A trade deal with Mercosur, a resource-rich bloc with a highly productive agricultural sector, could help the European Union accelerate the green transition and improve food security. But if European policymakers continue to drag their feet on negotiations, the four Latin American countries could seek closer ties with China.

ANGERS – Trade negotiations between the European Union and Mercosur (Argentina, Brazil, Paraguay, and Uruguay) began in 1999 and, illustrating the challenges inherent in forging trade pacts among blocs with diverging national interests, resulted in a provisional agreement only in 2019. Since then, efforts to finalize the agreement have floundered. European leaders must recommit to reaching a deal, which will require deft diplomacy.

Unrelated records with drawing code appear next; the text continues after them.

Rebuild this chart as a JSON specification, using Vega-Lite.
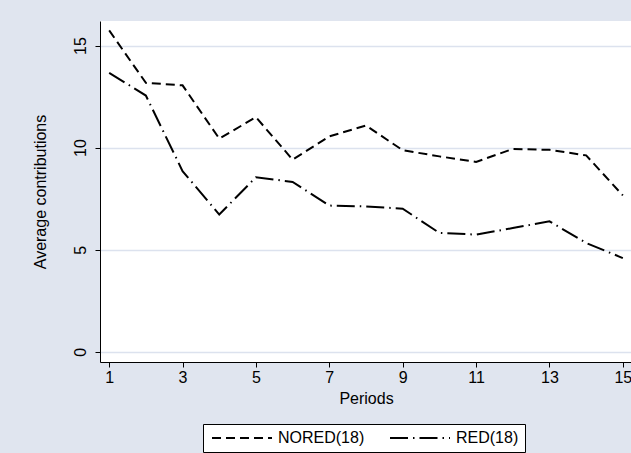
{
  "$schema": "https://vega.github.io/schema/vega-lite/v6.json",
  "width": 532,
  "height": 341,
  "autosize": {"type": "none"},
  "padding": {"left": 100, "top": 21, "right": 0, "bottom": 91},
  "background": "#E0E5EF",
  "config": {"font": "Liberation Sans", "view": {"fill": "white", "stroke": null}},
  "data": {"values": [
    {"period": 1, "group": "NORED(18)", "value": 15.74},
    {"period": 2, "group": "NORED(18)", "value": 13.17},
    {"period": 3, "group": "NORED(18)", "value": 13.05},
    {"period": 4, "group": "NORED(18)", "value": 10.44},
    {"period": 5, "group": "NORED(18)", "value": 11.49},
    {"period": 6, "group": "NORED(18)", "value": 9.41},
    {"period": 7, "group": "NORED(18)", "value": 10.55},
    {"period": 8, "group": "NORED(18)", "value": 11.08},
    {"period": 9, "group": "NORED(18)", "value": 9.87},
    {"period": 10, "group": "NORED(18)", "value": 9.57},
    {"period": 11, "group": "NORED(18)", "value": 9.30},
    {"period": 12, "group": "NORED(18)", "value": 9.93},
    {"period": 13, "group": "NORED(18)", "value": 9.89},
    {"period": 14, "group": "NORED(18)", "value": 9.62},
    {"period": 15, "group": "NORED(18)", "value": 7.66},
    {"period": 1, "group": "RED(18)", "value": 13.66},
    {"period": 2, "group": "RED(18)", "value": 12.55},
    {"period": 3, "group": "RED(18)", "value": 8.85},
    {"period": 4, "group": "RED(18)", "value": 6.72},
    {"period": 5, "group": "RED(18)", "value": 8.55},
    {"period": 6, "group": "RED(18)", "value": 8.32},
    {"period": 7, "group": "RED(18)", "value": 7.16},
    {"period": 8, "group": "RED(18)", "value": 7.12},
    {"period": 9, "group": "RED(18)", "value": 7.01},
    {"period": 10, "group": "RED(18)", "value": 5.82},
    {"period": 11, "group": "RED(18)", "value": 5.74},
    {"period": 12, "group": "RED(18)", "value": 6.06},
    {"period": 13, "group": "RED(18)", "value": 6.39},
    {"period": 14, "group": "RED(18)", "value": 5.33},
    {"period": 15, "group": "RED(18)", "value": 4.59}
  ]},
  "mark": {"type": "line", "strokeWidth": 2, "color": "black"},
  "encoding": {
    "x": {
      "field": "period", "type": "quantitative",
      "scale": {"domain": [0.75, 15.25], "nice": false, "zero": false},
      "axis": {"title": "Periods", "values": [1, 3, 5, 7, 9, 11, 13, 15], "grid": false,
        "domainColor": "black", "domainWidth": 1, "tickColor": "black", "tickSize": 5, "tickWidth": 1,
        "labelFontSize": 16, "labelColor": "black", "labelPadding": 2, "labelFlush": false, "labelOverlap": false,
        "titleFontSize": 16, "titleFontWeight": "normal", "titleColor": "black", "titlePadding": 5}
    },
    "y": {
      "field": "value", "type": "quantitative",
      "scale": {"domain": [-0.5, 16.2], "nice": false, "zero": false},
      "axis": {"title": "Average contributions", "values": [0, 5, 10, 15], "grid": true,
        "gridColor": "#DCE2EE", "gridWidth": 1.5,
        "domainColor": "black", "domainWidth": 1, "tickColor": "black", "tickSize": 5, "tickWidth": 1,
        "labelAngle": 270, "labelFontSize": 16, "labelColor": "black", "labelPadding": 7, "labelFlush": false,
        "titleFontSize": 16, "titleFontWeight": "normal", "titleColor": "black", "titlePadding": 24}
    },
    "strokeDash": {
      "field": "group", "type": "nominal",
      "scale": {"domain": ["NORED(18)", "RED(18)"], "range": [[9, 5], [18, 5, 1.5, 5]]},
      "legend": {"orient": "none", "legendX": 103, "legendY": 403, "direction": "horizontal", "title": null,
        "fillColor": "white", "strokeColor": "black", "padding": 6,
        "symbolType": "M-1,0H11", "symbolSize": 100, "symbolStrokeWidth": 2, "symbolStrokeColor": "black",
        "labelOffset": 53, "labelFontSize": 16, "labelColor": "black", "columnPadding": 21, "labelLimit": 200}
    }
  }
}
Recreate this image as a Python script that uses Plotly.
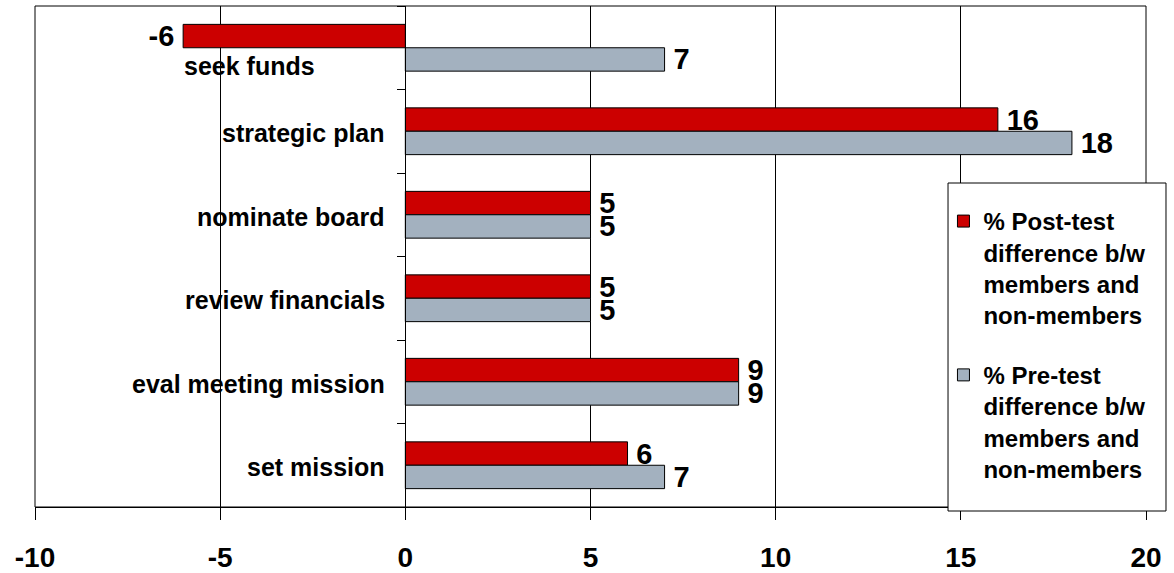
import plotly.graph_objects as go

categories = ["seek funds", "strategic plan", "nominate board",
              "review financials", "eval meeting mission", "set mission"]
post_test = [-6, 16, 5, 5, 9, 6]
pre_test = [7, 18, 5, 5, 9, 7]
post_name = "% Post-test<br>difference b/w<br>members and<br>non-members"
pre_name = "% Pre-test<br>difference b/w<br>members and<br>non-members"
x_ticks = [-10, -5, 0, 5, 10, 15, 20]

FONT = "Liberation Sans, Arial, sans-serif"
RED = "#CC0000"
GREY = "#A3B1BF"


def labels(vals):
    # small spacer between bar end and value label
    return [f"\u2009{v}" if v >= 0 else f"{v}\u2009" for v in vals]


fig = go.Figure()
fig.add_trace(go.Bar(
    y=categories, x=post_test, orientation="h", name=post_name,
    marker=dict(color=RED, line=dict(color="black", width=1)),
    text=labels(post_test), textposition="outside",
    textfont=dict(family=FONT, size=29, color="black", weight="bold"),
    constraintext="none", cliponaxis=False, legendgroup="a",
))
fig.add_trace(go.Bar(
    y=categories, x=pre_test, orientation="h", name=pre_name,
    marker=dict(color=GREY, line=dict(color="black", width=1)),
    text=labels(pre_test), textposition="outside",
    textfont=dict(family=FONT, size=29, color="black", weight="bold"),
    constraintext="none", cliponaxis=False, legendgroup="b",
))

# category labels next to the y axis (which crosses at x=0)
for i, c in enumerate(categories):
    if i == 0:
        xs, ys = -88, -18
    else:
        xs, ys = -18, -2
    fig.add_annotation(x=0, y=c, xref="x", yref="y", text=c, showarrow=False,
                       xanchor="right", yanchor="middle", xshift=xs, yshift=ys,
                       font=dict(family=FONT, size=25, color="black", weight="bold"))

# plot-area frame
fig.add_shape(type="rect", xref="paper", yref="paper", x0=0, x1=1, y0=0, y1=1,
              line=dict(color="black", width=1), layer="above")
# legend box
fig.add_shape(type="rect", xref="paper", yref="paper",
              x0=0.8218, x1=1.018, y0=-0.008, y1=0.6467,
              line=dict(color="black", width=1), fillcolor="white", layer="above")

fig.update_layout(
    width=1174, height=573,
    margin=dict(l=35, r=28, t=6, b=66),
    paper_bgcolor="white", plot_bgcolor="white",
    barmode="group", bargap=0.44, bargroupgap=0,
    showlegend=True,
    legend=dict(
        x=0.8177, y=0.6148, xanchor="left", yanchor="top",
        bgcolor="rgba(0,0,0,0)", borderwidth=0,
        font=dict(family=FONT, size=24, color="black", weight="bold"),
        tracegroupgap=26, traceorder="grouped", valign="top",
    ),
    xaxis=dict(
        range=[-10, 20], tickvals=x_ticks, ticktext=[str(v) for v in x_ticks],
        showgrid=True, gridcolor="black", gridwidth=1, zeroline=False,
        showline=True, linecolor="black", linewidth=1,
        ticks="outside", ticklen=12, tickcolor="black",
        tickfont=dict(family=FONT, size=28, color="black", weight="bold"),
        ticklabelstandoff=13, automargin=False,
    ),
    yaxis=dict(
        type="category", autorange="reversed", anchor="free", position=1/3,
        showline=True, linecolor="black", linewidth=1,
        ticks="outside", tickson="boundaries", ticklen=8, tickcolor="black",
        showticklabels=False, showgrid=False, zeroline=False, automargin=False,
    ),
)

fig.write_html("out.html", config={"displayModeBar": False},
               post_script="document.body.style.margin='0';document.body.style.padding='0';")
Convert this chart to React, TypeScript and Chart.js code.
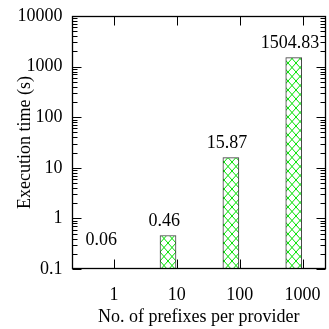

An EU-Mercosur trade agreement would undoubtedly yield economic gains for both sides. But it also has strategic significance, especially for the EU. At a time when the bloc is wary of depending on China, a trade deal with the world’s fifth-largest economy would allow EU member countries to forge new economic ties, secure the critical resources needed for the green-energy transition, and counter Chinese influence in the region. Moreover, as climate change exacerbates food insecurity, a deal would enable the bloc to diversify its suppliers.

But too many policymakers fail to grasp the benefits of strengthening EU-Mercosur ties. Despite the opportunity presented by Brazil’s Mercosur presidency and Spain’s EU presidency in 2023, an agreement was not reached. But with Brazil’s G20 presidency in 2024, and with Mercosur countries playing an active role in that group, this year could be a watershed for the EU-Mercosur relationship.